Wichtig ist, dass vor Antragstellung beim Bundesverfassungsgericht der Verfassungsschutz seine V-Leute und verdeckten Ermittler „abschaltet“. Für ein Verbot der AfD Thüringen müsste zudem im Bundesverfassungsgerichtsgesetz klargestellt werden, dass sich ein Verbotsantrag auch gegen einen Landesverband einer Partei richten kann. Ein Verbot dieses Landesverbandes könnte auch daran scheitern, dass der Landesverband für zu klein eingeschätzt wird, um eine Gefahr darzustellen. Deshalb ist es notwendig, dass der Bundestag das Bundesverfassungsgerichtsgesetz so ändert, dass auch Landesverbänden von Parteien die staatliche Finanzierung entzogen werden darf. Dann kann das Gericht der AfD Thüringen die Verfassungswidrigkeit attestieren, ohne sie verbieten zu müssen.

Welche Abwägungen muss das Bundesverfassungsgericht treffen, wenn es über ein AfD-Verbot berät – und was ist dabei die größte Hürde?

Insbesondere muss das Gericht eine Gesamtschau aus den unterschiedlichsten Äußerungen und Handlungen der Parteiführung, -mitglieder und -anhänger vornehmen. Das ist eine sehr anspruchsvolle Aufgabe. Damit zusammenhängend muss das Gericht beachten, dass es auf die wahren Ziele der Partei ankommt, nicht auf die vorgegebenen. Dies gilt deshalb, weil gerade Verfassungsfeinde ihre Vorhaben nicht unbedingt auf dem Präsentierteller vor sich hertragen. Auch das ist komplex.

Welche Chancen sehen Sie, dass ein Verbotsverfahren gegen die AfD Erfolg hat?

Für die AfD Thüringen stehen zumindest die Chancen, dass es zur Attestierung der Verfassungsfeindlichkeit und den Ausschlusses von der staatlichen Finanzierung in absehbarer Zeit kommen könnte, nicht schlecht. Für die AfD im Bund kommt es zunächst auf eine umfassende Prüfung der Verbotsvoraussetzungen an, die durch den Antrag im Bundestag angestoßen werden könnte.

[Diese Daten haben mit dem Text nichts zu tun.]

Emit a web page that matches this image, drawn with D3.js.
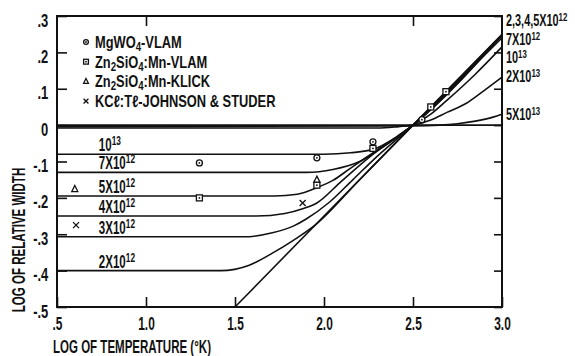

Noch eine Frage zur politischen Dimension: Was juristisch geht, ist ja nicht immer auch klug. Würde ein Verbot der AfD nicht deren Opfermythos befeuern?

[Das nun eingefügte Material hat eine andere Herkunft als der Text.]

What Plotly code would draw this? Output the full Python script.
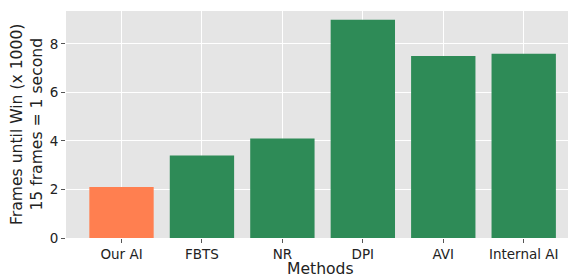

Diesem Risiko steht gegenüber, dass ein Verbot die letzte Chance sein kann, die AfD von der Macht fernzuhalten. Dass Verfassungsfeinde erfolgreich sind, zeigt das Beispiel Ungarns. Dort hat Orban mit den Mitteln der Demokratie diese de facto abgeschafft. Mit einem Parteiverbot sind die Wählerinnen und Wähler der AfD und deren Gedankengut zwar nicht aus der Welt. Deshalb ist die politische Auseinandersetzung mit der AfD noch wesentlich stärker zu führen als bisher. Ein Parteiverbot bannt jedoch die größte Gefahr und entfernt den „Wahlzünder“ vom rechtsradikalen „Sprengstoff“.